_Direction:_ Leave out the pictures and retype only the lines from the opening line to the line that holds "(0,0) rectangle (2893,1643);", both ends included.

Stored entries
----

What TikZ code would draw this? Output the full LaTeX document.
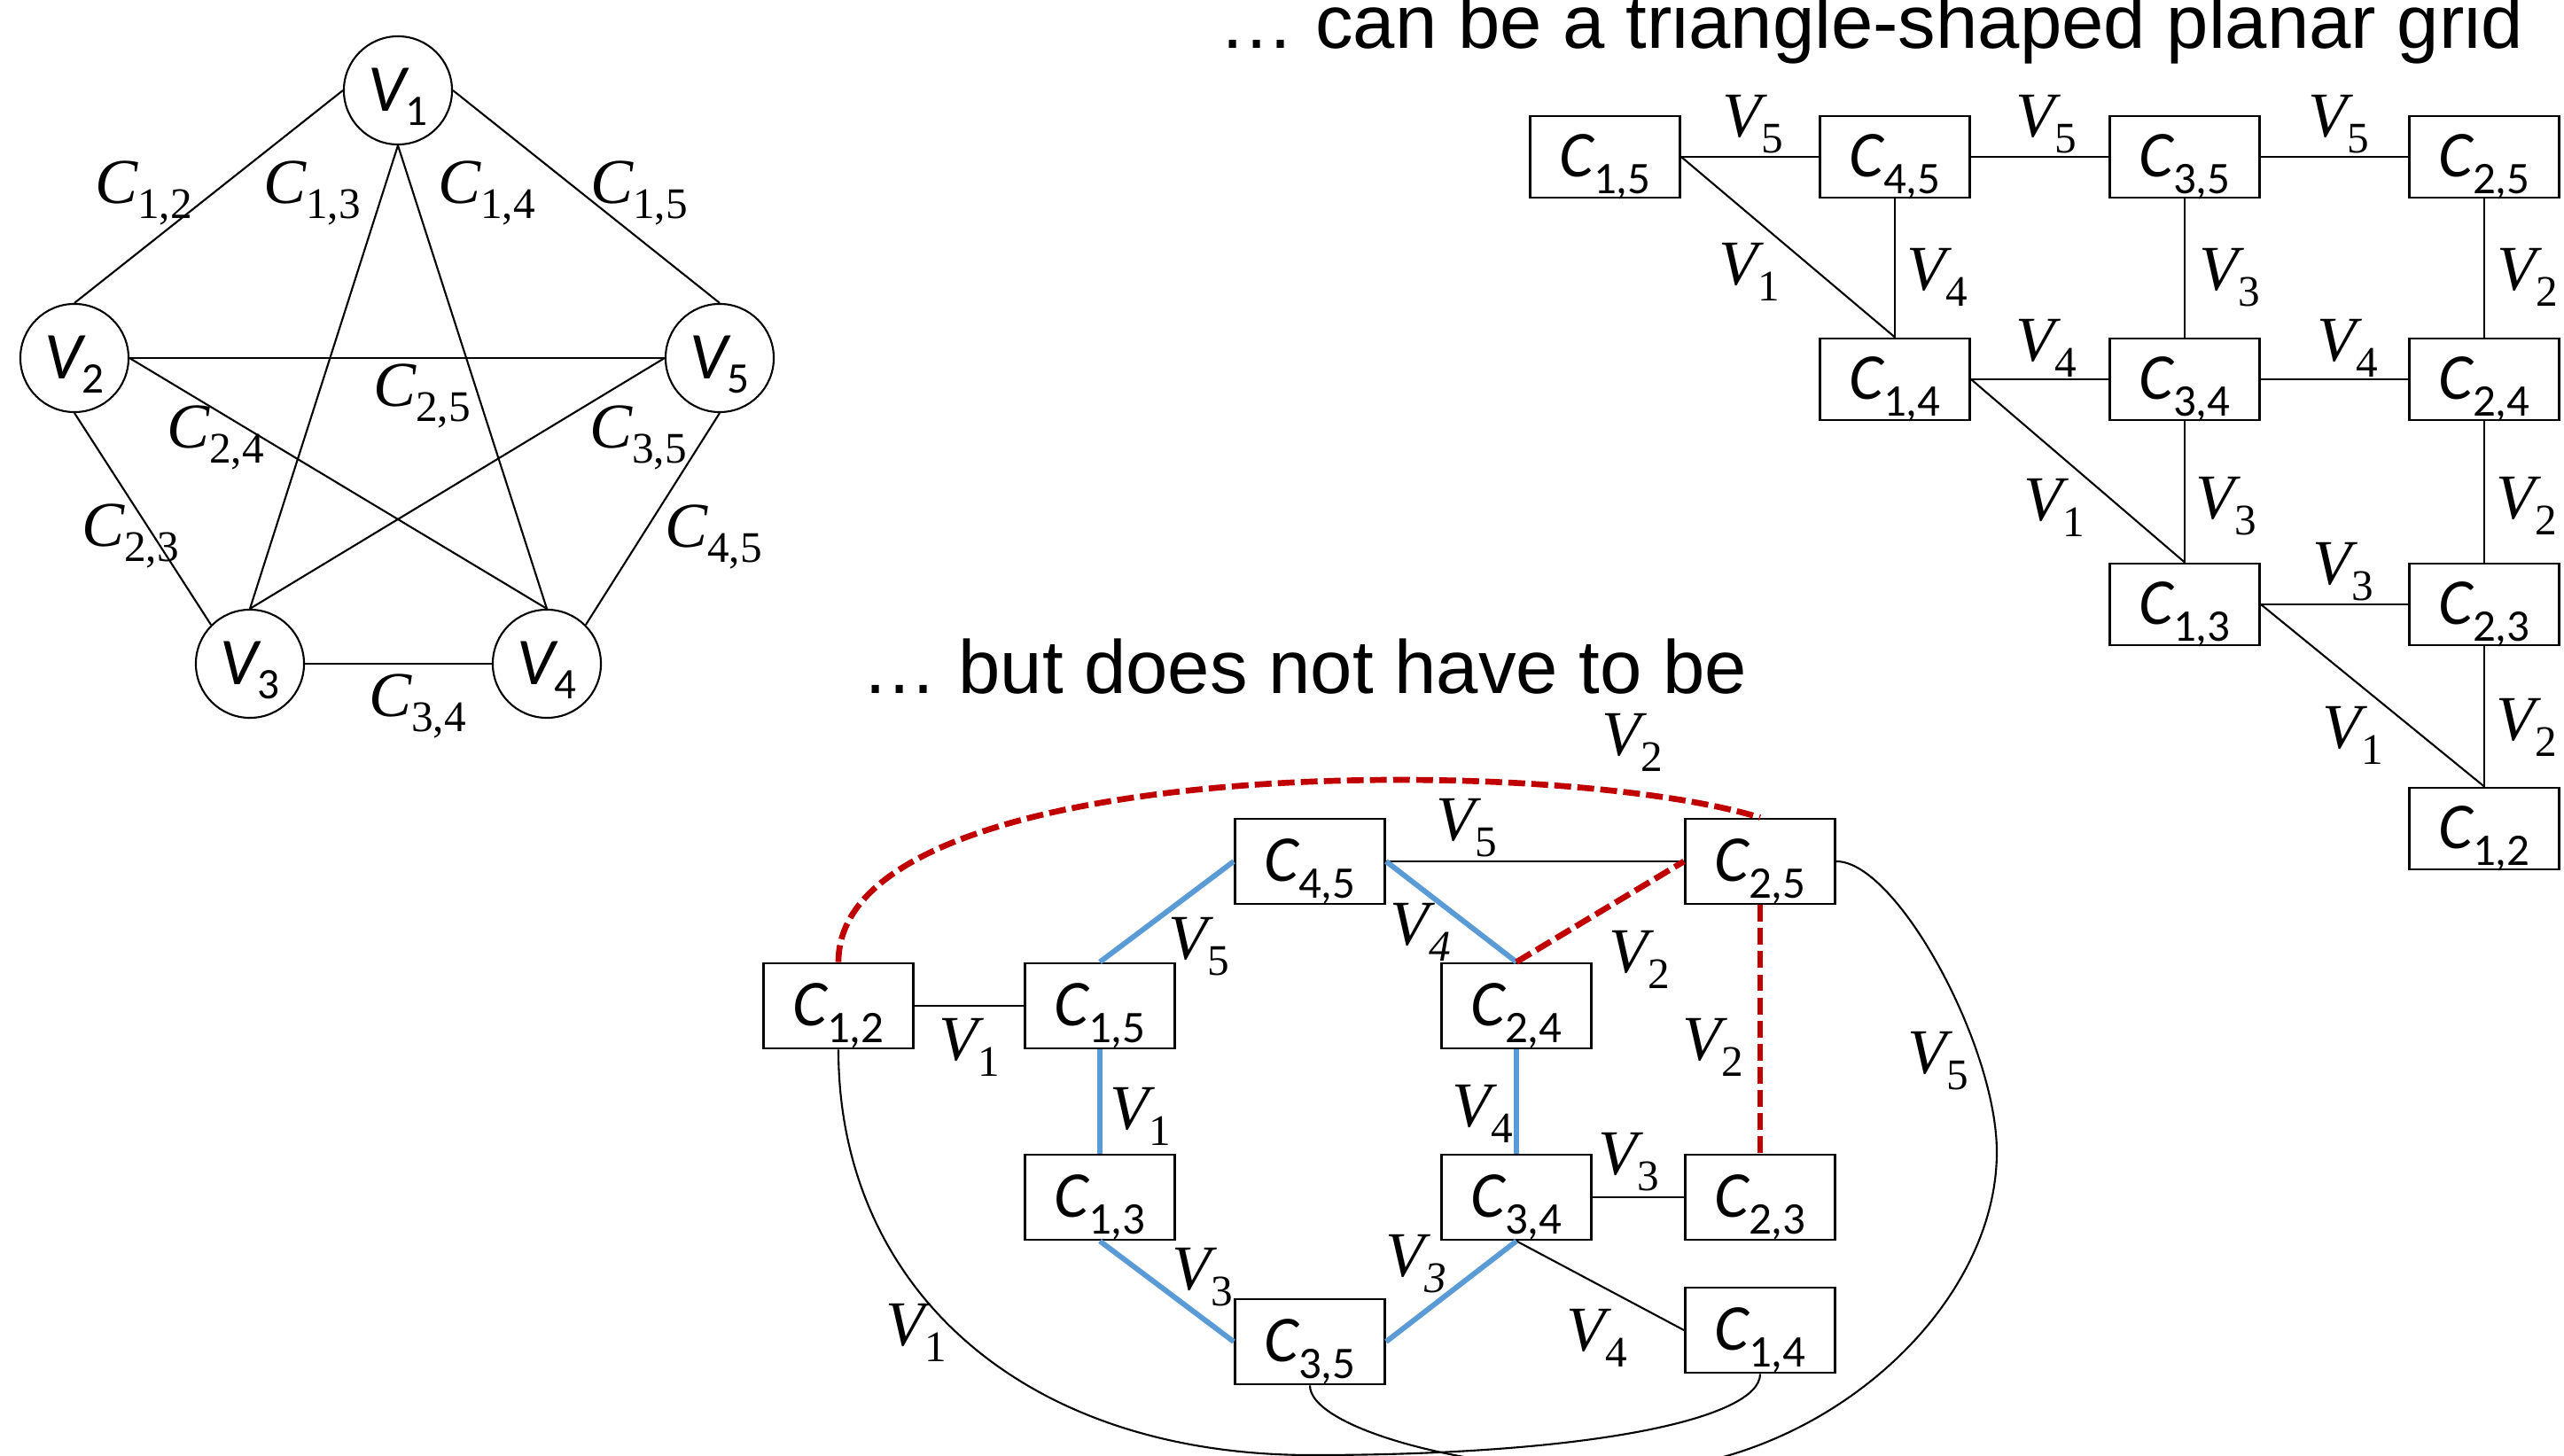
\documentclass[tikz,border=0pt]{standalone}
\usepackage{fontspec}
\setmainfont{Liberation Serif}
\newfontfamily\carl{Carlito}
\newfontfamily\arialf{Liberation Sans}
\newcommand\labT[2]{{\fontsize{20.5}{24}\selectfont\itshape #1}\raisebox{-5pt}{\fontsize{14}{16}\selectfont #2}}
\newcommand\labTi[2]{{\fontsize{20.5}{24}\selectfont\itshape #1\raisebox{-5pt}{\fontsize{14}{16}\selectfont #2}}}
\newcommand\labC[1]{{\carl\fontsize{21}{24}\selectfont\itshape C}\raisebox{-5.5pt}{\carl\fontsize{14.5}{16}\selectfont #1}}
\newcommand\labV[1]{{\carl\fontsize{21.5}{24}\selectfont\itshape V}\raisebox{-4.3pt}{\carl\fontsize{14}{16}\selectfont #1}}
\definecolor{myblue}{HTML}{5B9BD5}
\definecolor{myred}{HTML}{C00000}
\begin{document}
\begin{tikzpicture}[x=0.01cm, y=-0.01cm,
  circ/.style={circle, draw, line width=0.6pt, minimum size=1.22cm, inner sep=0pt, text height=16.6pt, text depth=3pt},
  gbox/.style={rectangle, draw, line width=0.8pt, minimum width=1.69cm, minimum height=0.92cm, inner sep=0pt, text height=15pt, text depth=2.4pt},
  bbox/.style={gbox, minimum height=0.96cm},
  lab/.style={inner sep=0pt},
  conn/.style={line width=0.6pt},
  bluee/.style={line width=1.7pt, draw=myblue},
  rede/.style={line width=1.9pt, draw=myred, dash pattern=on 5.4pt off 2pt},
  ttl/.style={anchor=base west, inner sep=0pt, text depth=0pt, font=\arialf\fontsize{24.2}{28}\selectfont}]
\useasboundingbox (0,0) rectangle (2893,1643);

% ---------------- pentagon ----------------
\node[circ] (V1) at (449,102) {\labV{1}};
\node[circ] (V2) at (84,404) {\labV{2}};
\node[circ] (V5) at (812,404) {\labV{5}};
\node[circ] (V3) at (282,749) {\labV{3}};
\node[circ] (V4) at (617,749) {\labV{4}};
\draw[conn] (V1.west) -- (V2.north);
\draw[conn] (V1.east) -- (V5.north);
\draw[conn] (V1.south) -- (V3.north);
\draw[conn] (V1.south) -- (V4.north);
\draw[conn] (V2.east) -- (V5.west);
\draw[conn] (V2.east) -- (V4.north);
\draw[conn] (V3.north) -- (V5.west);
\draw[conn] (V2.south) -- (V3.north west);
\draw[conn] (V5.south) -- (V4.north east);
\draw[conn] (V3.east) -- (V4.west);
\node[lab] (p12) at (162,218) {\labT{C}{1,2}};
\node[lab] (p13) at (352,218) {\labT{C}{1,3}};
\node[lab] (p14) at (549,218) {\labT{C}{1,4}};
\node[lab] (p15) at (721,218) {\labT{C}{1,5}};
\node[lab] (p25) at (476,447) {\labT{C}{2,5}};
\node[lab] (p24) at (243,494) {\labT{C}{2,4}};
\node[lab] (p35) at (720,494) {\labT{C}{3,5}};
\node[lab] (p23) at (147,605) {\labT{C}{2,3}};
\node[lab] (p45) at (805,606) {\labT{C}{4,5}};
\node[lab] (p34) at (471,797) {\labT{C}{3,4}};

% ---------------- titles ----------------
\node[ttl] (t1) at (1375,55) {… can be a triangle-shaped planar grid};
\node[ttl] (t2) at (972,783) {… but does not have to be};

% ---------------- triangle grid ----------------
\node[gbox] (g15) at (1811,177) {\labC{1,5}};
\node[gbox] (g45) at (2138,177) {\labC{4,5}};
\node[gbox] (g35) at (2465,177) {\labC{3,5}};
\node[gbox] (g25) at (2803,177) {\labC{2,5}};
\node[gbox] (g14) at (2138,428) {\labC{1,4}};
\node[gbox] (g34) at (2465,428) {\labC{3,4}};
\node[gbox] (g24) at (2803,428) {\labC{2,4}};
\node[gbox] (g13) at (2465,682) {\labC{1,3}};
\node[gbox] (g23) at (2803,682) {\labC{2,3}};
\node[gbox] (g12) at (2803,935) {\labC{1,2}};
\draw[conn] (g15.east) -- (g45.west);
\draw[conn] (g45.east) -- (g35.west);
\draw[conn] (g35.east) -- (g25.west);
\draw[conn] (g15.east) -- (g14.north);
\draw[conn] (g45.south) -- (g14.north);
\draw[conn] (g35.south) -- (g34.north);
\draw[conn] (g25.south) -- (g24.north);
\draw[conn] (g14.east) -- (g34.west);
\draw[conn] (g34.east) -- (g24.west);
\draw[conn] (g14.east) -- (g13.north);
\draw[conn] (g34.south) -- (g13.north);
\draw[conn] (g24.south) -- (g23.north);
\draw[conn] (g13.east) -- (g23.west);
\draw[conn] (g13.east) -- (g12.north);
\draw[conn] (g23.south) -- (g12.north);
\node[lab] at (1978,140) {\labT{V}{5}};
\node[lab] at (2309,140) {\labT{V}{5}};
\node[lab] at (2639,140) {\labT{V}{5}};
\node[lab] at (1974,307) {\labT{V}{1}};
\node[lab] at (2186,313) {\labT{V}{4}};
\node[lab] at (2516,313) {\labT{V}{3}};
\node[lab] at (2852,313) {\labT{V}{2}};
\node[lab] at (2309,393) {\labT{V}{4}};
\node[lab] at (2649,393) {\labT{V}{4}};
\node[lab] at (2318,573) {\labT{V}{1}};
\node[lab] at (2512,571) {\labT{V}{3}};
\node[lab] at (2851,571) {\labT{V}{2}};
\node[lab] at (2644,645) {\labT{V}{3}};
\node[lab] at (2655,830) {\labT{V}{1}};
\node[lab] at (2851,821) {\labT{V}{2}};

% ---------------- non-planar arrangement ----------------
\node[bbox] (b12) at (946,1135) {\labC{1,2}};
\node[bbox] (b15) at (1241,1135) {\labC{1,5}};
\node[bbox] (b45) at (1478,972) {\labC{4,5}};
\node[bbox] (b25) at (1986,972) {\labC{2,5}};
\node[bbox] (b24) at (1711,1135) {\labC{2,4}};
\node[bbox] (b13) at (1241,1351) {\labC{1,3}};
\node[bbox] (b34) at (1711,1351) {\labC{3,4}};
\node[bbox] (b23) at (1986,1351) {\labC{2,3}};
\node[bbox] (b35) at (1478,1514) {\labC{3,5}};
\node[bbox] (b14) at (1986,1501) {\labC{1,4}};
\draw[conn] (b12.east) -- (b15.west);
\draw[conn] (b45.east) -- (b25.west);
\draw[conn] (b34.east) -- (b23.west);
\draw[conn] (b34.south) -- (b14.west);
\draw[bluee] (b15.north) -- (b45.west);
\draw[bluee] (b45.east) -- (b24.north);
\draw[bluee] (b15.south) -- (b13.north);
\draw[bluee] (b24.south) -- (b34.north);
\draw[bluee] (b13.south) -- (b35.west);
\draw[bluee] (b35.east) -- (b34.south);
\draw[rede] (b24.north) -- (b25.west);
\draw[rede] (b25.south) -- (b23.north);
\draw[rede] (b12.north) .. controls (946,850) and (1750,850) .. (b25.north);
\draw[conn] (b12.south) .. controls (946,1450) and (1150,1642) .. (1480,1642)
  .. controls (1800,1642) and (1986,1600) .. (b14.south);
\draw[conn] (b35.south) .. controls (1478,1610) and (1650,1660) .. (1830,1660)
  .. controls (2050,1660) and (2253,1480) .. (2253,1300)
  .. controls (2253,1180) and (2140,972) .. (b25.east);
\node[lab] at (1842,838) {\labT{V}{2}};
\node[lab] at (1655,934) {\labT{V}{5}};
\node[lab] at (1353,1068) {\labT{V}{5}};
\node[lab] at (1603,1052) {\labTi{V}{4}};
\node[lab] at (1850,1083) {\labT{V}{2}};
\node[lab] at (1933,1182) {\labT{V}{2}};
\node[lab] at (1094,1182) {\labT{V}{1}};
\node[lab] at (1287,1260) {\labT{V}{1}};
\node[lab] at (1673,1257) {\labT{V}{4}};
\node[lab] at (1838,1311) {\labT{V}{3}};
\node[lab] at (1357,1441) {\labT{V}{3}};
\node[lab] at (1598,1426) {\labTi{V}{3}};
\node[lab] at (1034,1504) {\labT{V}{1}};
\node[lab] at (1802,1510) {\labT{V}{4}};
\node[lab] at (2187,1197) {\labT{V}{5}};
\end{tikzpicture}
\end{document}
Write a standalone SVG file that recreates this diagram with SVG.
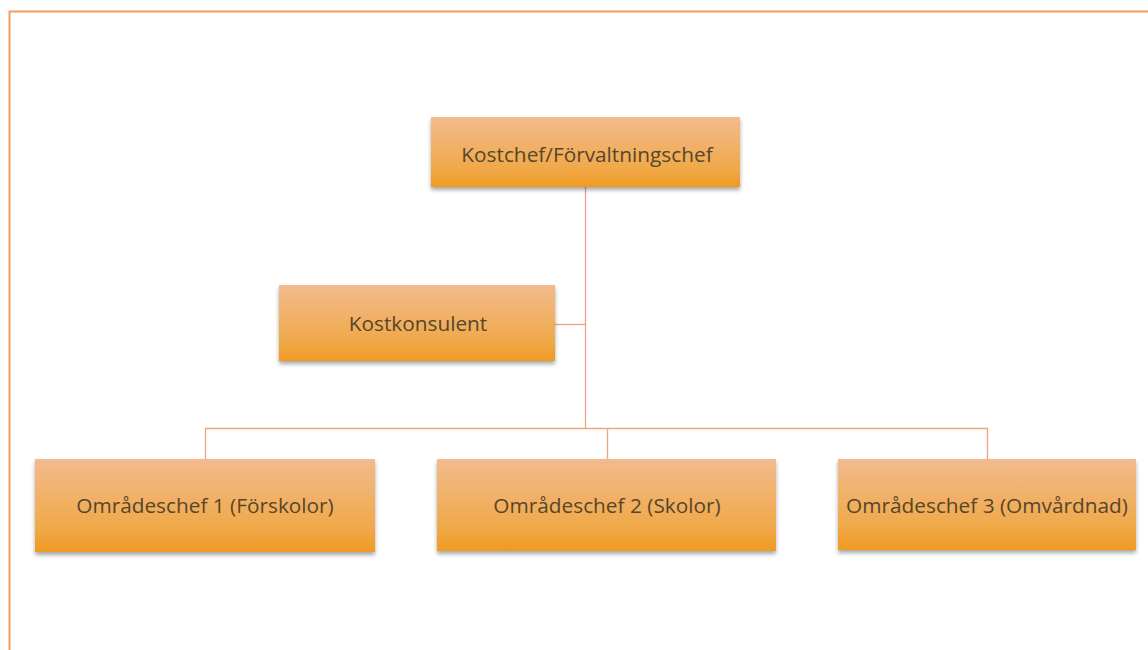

----

_Answer in full:_
What TikZ code would draw this? Output the full LaTeX document.
\documentclass[tikz,border=0pt]{standalone}
\usepackage{fontspec}
\setmainfont{Liberation Serif}
\newfontfamily\carl{Carlito}
\newfontfamily\arialf{Liberation Sans}
\newcommand\labT[2]{{\fontsize{20.5}{24}\selectfont\itshape #1}\raisebox{-5pt}{\fontsize{14}{16}\selectfont #2}}
\newcommand\labTi[2]{{\fontsize{20.5}{24}\selectfont\itshape #1\raisebox{-5pt}{\fontsize{14}{16}\selectfont #2}}}
\newcommand\labC[1]{{\carl\fontsize{21}{24}\selectfont\itshape C}\raisebox{-5.5pt}{\carl\fontsize{14.5}{16}\selectfont #1}}
\newcommand\labV[1]{{\carl\fontsize{21.5}{24}\selectfont\itshape V}\raisebox{-4.3pt}{\carl\fontsize{14}{16}\selectfont #1}}
\definecolor{myblue}{HTML}{5B9BD5}
\definecolor{myred}{HTML}{C00000}
\begin{document}
\begin{tikzpicture}[x=0.01cm, y=-0.01cm,
  circ/.style={circle, draw, line width=0.6pt, minimum size=1.22cm, inner sep=0pt, text height=16.6pt, text depth=3pt},
  gbox/.style={rectangle, draw, line width=0.8pt, minimum width=1.69cm, minimum height=0.92cm, inner sep=0pt, text height=15pt, text depth=2.4pt},
  bbox/.style={gbox, minimum height=0.96cm},
  lab/.style={inner sep=0pt},
  conn/.style={line width=0.6pt},
  bluee/.style={line width=1.7pt, draw=myblue},
  rede/.style={line width=1.9pt, draw=myred, dash pattern=on 5.4pt off 2pt},
  ttl/.style={anchor=base west, inner sep=0pt, text depth=0pt, font=\arialf\fontsize{24.2}{28}\selectfont}]
\useasboundingbox (0,0) rectangle (2893,1643);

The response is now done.